I now believe there is zero will to win in the Middle East, but there is endless will to continue it. And who are the winners in all this? They are the military contractors, Big Oil and our elected politicians, whom they recruit. As to who our representatives serve, I do not know. But I do not believe they serve the American people.
It’s troubling to be the devil’s advocate, but it worries me that the only time American leaders invoke God’s word is with regard to America’s global strategic goals. I cannot recall presidents calling it God’s will for any domestic legislation.

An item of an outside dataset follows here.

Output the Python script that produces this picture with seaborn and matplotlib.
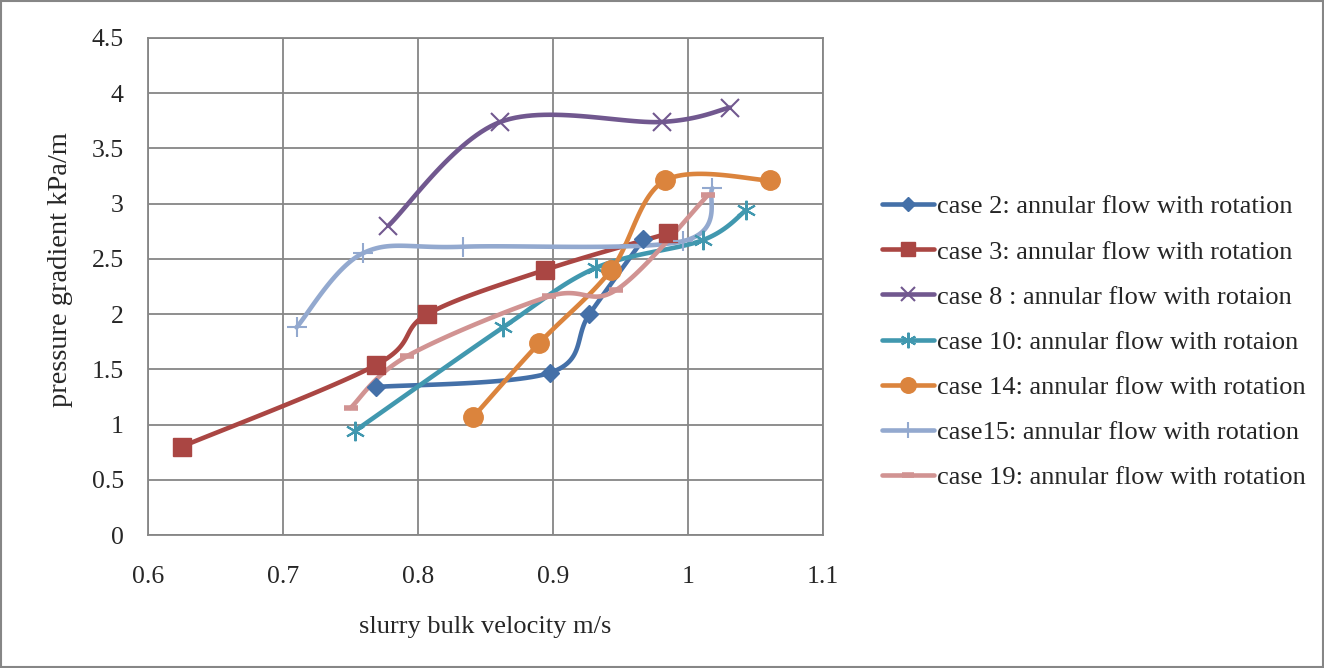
import numpy as np
import pandas as pd
import matplotlib
matplotlib.use("Agg")
import matplotlib.pyplot as plt
import seaborn as sns
from matplotlib.lines import Line2D
from matplotlib.patches import Rectangle

sns.set_style("white")
plt.rcParams['font.family'] = ['Liberation Serif', 'DejaVu Serif']

# ---- data ----
case2_x = [0.769, 0.898, 0.927, 0.967]
case2_y = [1.34, 1.47, 2.00, 2.68]
case3_x = [0.625, 0.769, 0.807, 0.894, 0.985]
case3_y = [0.80, 1.54, 2.00, 2.40, 2.73]
case8_x = [0.778, 0.861, 0.981, 1.031]
case8_y = [2.80, 3.74, 3.74, 3.87]
case10_x = [0.753, 0.863, 0.932, 1.011, 1.043]
case10_y = [0.94, 1.88, 2.42, 2.67, 2.94]
case14_x = [0.841, 0.890, 0.943, 0.983, 1.061]
case14_y = [1.07, 1.74, 2.40, 3.21, 3.21]
case15_x = [0.710, 0.759, 0.833, 0.996, 1.018]
case15_y = [1.88, 2.55, 2.61, 2.66, 3.14]
case19_x = [0.750, 0.792, 0.897, 0.947, 1.015]
case19_y = [1.15, 1.62, 2.16, 2.22, 3.08]

labels = ["case 2: annular flow with rotation",
          "case 3: annular flow with rotation",
          "case 8 : annular flow with rotaion",
          "case 10: annular flow with rotaion",
          "case 14: annular flow with rotation",
          "case15: annular flow with rotation",
          "case 19: annular flow with rotation"]
x_ticks = [0.6, 0.7, 0.8, 0.9, 1.0, 1.1]
x_tick_labels = ["0.6", "0.7", "0.8", "0.9", "1", "1.1"]
y_ticks = [0, 0.5, 1, 1.5, 2, 2.5, 3, 3.5, 4, 4.5]
y_tick_labels = ["0", "0.5", "1", "1.5", "2", "2.5", "3", "3.5", "4", "4.5"]

colors = ["#4470A8", "#AA4643", "#71588F", "#4198AF", "#DB843D", "#93A9CF", "#D19392"]
series = [(case2_x, case2_y), (case3_x, case3_y), (case8_x, case8_y),
          (case10_x, case10_y), (case14_x, case14_y), (case15_x, case15_y),
          (case19_x, case19_y)]
markers = ["D", "s", "x", (6, 2, 0), "o", "+", "_"]
msizes = [9.5, 12.5, 13, 14, 14, 15, 10]
mews = [1, 1, 1.5, 1.5, 1, 1.5, 4]


def smooth(xs, ys, n=30):
    P = np.column_stack([xs, ys]).astype(float)
    m = len(P)
    out = [P[0]]
    for i in range(m - 1):
        p0 = P[i - 1] if i > 0 else P[i]
        p1 = P[i]
        p2 = P[i + 1]
        p3 = P[i + 2] if i + 2 < m else P[i + 1]
        c1 = p1 + (p2 - p0) / 6.0
        c2 = p2 - (p3 - p1) / 6.0
        t = np.linspace(0, 1, n)[1:, None]
        seg = ((1 - t) ** 3) * p1 + 3 * ((1 - t) ** 2) * t * c1 + 3 * (1 - t) * t ** 2 * c2 + t ** 3 * p2
        out.extend(seg)
    out = np.array(out)
    return out[:, 0], out[:, 1]


fig = plt.figure(figsize=(13.24, 6.68), dpi=100)
ax = fig.add_axes([148 / 1324, 1 - 535 / 668, (823 - 148) / 1324, (535 - 38) / 668])

handles = []
for (xs, ys), lab, c, mk, ms, mew in zip(series, labels, colors, markers, msizes, mews):
    sx, sy = smooth(xs, ys)
    df = pd.DataFrame({"x": sx, "y": sy})
    sns.lineplot(data=df, x="x", y="y", sort=False, estimator=None, color=c,
                 linewidth=3.3, ax=ax, zorder=3)
    dp = pd.DataFrame({"x": xs, "y": ys})
    ax.plot(dp["x"], dp["y"], linestyle="none", marker=mk, markersize=ms,
            markeredgewidth=mew, color=c, markeredgecolor=c, zorder=4)
    handles.append(Line2D([0], [0], color=c, lw=3.3, marker=mk,
                          markersize=ms * 0.8, markeredgewidth=mew, markeredgecolor=c))

ax.set_xlim(0.6, 1.1)
ax.set_ylim(0, 4.5)
ax.set_xticks(x_ticks)
ax.set_xticklabels(x_tick_labels)
ax.set_yticks(y_ticks)
ax.set_yticklabels(y_tick_labels)
ax.grid(True, color="#868686", linewidth=1.3)
for s in ax.spines.values():
    s.set_color("#868686")
    s.set_linewidth(1.3)
ax.tick_params(axis="both", which="both", direction="out", length=4.5, width=1.3,
               color="#868686", labelsize=18.5)
ax.tick_params(axis="y", pad=13)
ax.tick_params(axis="x", pad=18)
ax.set_xlabel("slurry bulk velocity m/s", fontsize=19)
ax.set_ylabel("pressure gradient kPa/m", fontsize=20.5)
ax.xaxis.label.set_va("center")
ax.yaxis.label.set_va("center")
ax.xaxis.set_label_coords(0.5, -(627 - 535) / 497)
ax.yaxis.set_label_coords(-(148 - 60) / 675, (535 - 270) / 497)

leg = fig.legend(handles=handles, labels=labels, loc="center left",
                 bbox_to_anchor=(871 / 1324, 1 - 342 / 668), frameon=False,
                 fontsize=19, handlelength=2.0, handletextpad=0.1,
                 labelspacing=0.82, borderaxespad=0)

fig.patches.append(Rectangle((0.001, 0.002), 0.998, 0.996, transform=fig.transFigure,
                             fill=False, edgecolor="#868686", linewidth=1.5))

fig.savefig("out.png", dpi=100)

The religious right loves it. And that plays right into the hands of our neocon masters, who exert a tremendous amount of influence on the Republican and Democratic parties.
I will let you decide the veracity of this quote reported by The Guardian October 7, 2005:
President Bush said to all of us: “I am driven with a mission from God.” God would tell me, “George, go and fight these terrorists in Afghanistan.” And I did. And then God would tell me, “George, go and end the tyranny in Iraq.” And I did.

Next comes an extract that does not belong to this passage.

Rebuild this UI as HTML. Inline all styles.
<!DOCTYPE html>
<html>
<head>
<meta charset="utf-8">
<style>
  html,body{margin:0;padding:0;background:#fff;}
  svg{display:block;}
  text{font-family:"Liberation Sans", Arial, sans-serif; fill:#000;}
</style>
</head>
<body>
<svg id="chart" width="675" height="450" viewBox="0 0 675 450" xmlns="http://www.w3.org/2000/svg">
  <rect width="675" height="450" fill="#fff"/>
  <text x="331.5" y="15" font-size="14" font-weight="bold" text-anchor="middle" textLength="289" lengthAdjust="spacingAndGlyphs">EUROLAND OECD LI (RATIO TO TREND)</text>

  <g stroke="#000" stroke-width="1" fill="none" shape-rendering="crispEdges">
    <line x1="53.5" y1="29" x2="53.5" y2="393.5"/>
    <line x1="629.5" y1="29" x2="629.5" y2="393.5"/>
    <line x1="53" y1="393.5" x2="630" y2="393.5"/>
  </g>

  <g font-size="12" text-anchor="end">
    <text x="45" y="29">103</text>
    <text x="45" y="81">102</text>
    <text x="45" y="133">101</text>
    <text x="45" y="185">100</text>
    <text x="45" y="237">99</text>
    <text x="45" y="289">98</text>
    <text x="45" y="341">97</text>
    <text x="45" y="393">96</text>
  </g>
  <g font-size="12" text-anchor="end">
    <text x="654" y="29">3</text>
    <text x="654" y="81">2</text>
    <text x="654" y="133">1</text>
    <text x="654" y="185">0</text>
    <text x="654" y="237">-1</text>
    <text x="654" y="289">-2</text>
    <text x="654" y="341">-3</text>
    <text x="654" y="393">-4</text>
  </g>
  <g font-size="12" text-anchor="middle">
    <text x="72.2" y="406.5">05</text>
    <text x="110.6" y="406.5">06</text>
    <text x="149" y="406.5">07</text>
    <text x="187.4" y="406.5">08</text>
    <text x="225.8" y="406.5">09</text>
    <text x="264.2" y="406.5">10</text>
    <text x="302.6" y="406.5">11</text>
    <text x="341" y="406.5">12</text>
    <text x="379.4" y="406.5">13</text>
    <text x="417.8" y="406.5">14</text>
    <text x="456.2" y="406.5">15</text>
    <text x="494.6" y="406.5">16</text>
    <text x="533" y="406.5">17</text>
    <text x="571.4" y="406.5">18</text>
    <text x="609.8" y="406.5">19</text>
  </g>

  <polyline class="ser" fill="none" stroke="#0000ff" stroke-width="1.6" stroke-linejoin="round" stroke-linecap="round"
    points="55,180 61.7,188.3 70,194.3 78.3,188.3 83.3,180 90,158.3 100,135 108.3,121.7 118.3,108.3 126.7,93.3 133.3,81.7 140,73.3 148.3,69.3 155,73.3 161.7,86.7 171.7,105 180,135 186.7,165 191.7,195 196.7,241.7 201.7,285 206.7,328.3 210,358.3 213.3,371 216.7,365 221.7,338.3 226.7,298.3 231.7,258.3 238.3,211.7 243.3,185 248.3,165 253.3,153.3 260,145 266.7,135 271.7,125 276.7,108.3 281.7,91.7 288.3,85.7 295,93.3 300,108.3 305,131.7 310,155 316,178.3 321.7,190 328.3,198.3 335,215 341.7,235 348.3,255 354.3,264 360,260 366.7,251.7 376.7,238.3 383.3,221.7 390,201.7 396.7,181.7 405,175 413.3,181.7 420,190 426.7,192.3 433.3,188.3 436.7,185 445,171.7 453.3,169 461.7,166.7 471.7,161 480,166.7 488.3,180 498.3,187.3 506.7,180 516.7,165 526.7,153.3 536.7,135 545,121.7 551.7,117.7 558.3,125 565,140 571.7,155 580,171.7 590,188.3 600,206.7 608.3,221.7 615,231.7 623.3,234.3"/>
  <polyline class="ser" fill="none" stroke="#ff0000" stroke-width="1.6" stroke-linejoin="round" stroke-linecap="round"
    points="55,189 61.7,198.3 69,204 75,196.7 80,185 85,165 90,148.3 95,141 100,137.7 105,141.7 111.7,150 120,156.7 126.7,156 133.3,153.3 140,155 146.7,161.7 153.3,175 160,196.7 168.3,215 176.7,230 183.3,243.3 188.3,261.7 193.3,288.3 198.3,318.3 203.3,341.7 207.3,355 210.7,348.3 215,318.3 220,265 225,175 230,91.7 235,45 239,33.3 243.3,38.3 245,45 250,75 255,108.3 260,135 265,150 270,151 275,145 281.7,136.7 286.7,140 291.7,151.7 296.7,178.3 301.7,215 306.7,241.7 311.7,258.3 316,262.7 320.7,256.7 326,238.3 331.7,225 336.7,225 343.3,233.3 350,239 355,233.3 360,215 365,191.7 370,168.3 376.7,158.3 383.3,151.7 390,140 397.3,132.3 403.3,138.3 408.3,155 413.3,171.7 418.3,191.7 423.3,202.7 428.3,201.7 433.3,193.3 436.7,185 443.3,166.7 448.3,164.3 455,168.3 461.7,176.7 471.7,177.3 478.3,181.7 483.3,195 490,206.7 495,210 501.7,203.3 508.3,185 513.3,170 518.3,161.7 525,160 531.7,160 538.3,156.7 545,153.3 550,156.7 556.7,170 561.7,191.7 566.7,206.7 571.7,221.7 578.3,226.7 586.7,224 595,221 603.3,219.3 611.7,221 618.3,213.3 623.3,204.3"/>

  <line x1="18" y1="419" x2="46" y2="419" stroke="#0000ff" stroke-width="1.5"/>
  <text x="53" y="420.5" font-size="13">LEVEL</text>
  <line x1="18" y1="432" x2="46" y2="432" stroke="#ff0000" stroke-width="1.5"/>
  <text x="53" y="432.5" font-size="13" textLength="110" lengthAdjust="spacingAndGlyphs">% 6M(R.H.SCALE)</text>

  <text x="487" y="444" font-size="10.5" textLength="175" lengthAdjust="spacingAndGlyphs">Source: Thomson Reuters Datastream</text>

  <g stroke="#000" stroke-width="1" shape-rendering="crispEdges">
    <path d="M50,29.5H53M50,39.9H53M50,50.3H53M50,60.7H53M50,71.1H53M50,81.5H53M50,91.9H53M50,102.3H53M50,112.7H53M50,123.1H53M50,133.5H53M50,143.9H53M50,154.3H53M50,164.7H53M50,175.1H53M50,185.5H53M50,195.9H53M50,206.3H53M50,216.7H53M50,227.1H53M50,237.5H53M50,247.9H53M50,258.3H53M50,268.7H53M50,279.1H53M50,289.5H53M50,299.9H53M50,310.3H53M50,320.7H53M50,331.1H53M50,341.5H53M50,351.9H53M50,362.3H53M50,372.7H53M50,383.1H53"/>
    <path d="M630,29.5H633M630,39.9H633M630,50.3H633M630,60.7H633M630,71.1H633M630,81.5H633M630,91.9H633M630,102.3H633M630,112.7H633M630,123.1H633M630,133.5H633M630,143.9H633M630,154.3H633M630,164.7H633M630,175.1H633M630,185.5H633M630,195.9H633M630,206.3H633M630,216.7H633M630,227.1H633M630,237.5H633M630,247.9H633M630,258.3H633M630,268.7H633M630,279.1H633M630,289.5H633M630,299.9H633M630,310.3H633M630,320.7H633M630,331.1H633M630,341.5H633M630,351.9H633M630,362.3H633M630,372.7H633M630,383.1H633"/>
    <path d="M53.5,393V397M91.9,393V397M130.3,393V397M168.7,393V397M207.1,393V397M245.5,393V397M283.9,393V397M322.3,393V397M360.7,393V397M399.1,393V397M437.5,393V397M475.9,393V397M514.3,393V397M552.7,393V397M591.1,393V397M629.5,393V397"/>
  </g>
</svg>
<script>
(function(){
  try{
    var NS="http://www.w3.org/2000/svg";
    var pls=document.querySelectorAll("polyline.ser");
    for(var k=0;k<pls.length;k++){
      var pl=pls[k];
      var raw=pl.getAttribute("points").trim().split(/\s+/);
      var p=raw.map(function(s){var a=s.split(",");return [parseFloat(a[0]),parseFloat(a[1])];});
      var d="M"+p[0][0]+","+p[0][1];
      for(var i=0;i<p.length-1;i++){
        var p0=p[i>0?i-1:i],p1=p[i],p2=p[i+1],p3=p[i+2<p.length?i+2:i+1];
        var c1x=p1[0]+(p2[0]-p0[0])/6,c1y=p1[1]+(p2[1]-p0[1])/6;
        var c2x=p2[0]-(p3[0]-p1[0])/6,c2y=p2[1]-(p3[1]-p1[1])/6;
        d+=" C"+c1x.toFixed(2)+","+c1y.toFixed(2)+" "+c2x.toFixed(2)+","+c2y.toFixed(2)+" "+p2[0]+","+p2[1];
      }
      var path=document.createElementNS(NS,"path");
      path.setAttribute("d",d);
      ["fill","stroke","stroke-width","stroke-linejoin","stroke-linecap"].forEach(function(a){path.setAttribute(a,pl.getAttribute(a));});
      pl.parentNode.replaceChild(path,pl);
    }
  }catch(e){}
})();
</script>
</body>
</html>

I’ll put satire aside by saying I believe George W. Bush or any other person on the planet should have the personal freedom to worship their God. If the members in the Church of Scientology believe that 75 million years ago Xenu brought billions of people to Earth in spacecraft resembling Douglas DC-8 airliners, I say knock yourself out. Where I have the problem is if you tell me that Xenu told the president that America must go to war.
Barack Obama works for the same bosses that George W. Bush did. Obama has a great public relations team that earned him his Nobel Peace Prize. Truth is Obama has been one of the worst war-mongering presidents in two generations. Which president has authorized military strikes against seven Muslim nations? Obama.
The neocons’ hit list
George W. Bush’s and Obama’s legacies were predetermined by the neocons and their bagmen. In a March 2007 interview, retired four-star Gen. Wesley Clark relayed this conversation he had with a Pentagon general a few weeks after 9/11:
[W]e were bombing in Afghanistan. I said, “Are we still going to war with Iraq?” And he said, “Oh, it’s worse than that.” He reached over on his desk. He picked up a piece of paper. And he said, “I just got this down from upstairs” — meaning the secretary of defense’s office — “today.” And he said, “This is a memo that describes how we’re going to take out seven countries in five years, starting with Iraq, and then Syria, Lebanon, Libya, Somalia, Sudan and, finishing off, Iran.”
Deny it if you want, but that means a four-star-general was lying.
I predict the next president of the United States will engage Iran in the next “big” war. The propaganda machine is already spinning. Expect a mind-numbing number of retired U.S. military officers to explain why Iran is the greatest threat to civilization. I guarantee the next president will use words about how God’s will will be done. It should bother us that the people who everyone can agree are really crazy — the Islamists — will be dying to prove that Allah’s will will be done. In conclusion, I’ll share something my Middle East contact told me:
Peoples of the Middle East hold no value of life. They drive 110 mph down the wrong way of the road because God is looking out for them and if it is their time to go, then so be it. The last country in the world I would want to go to war with is Iran.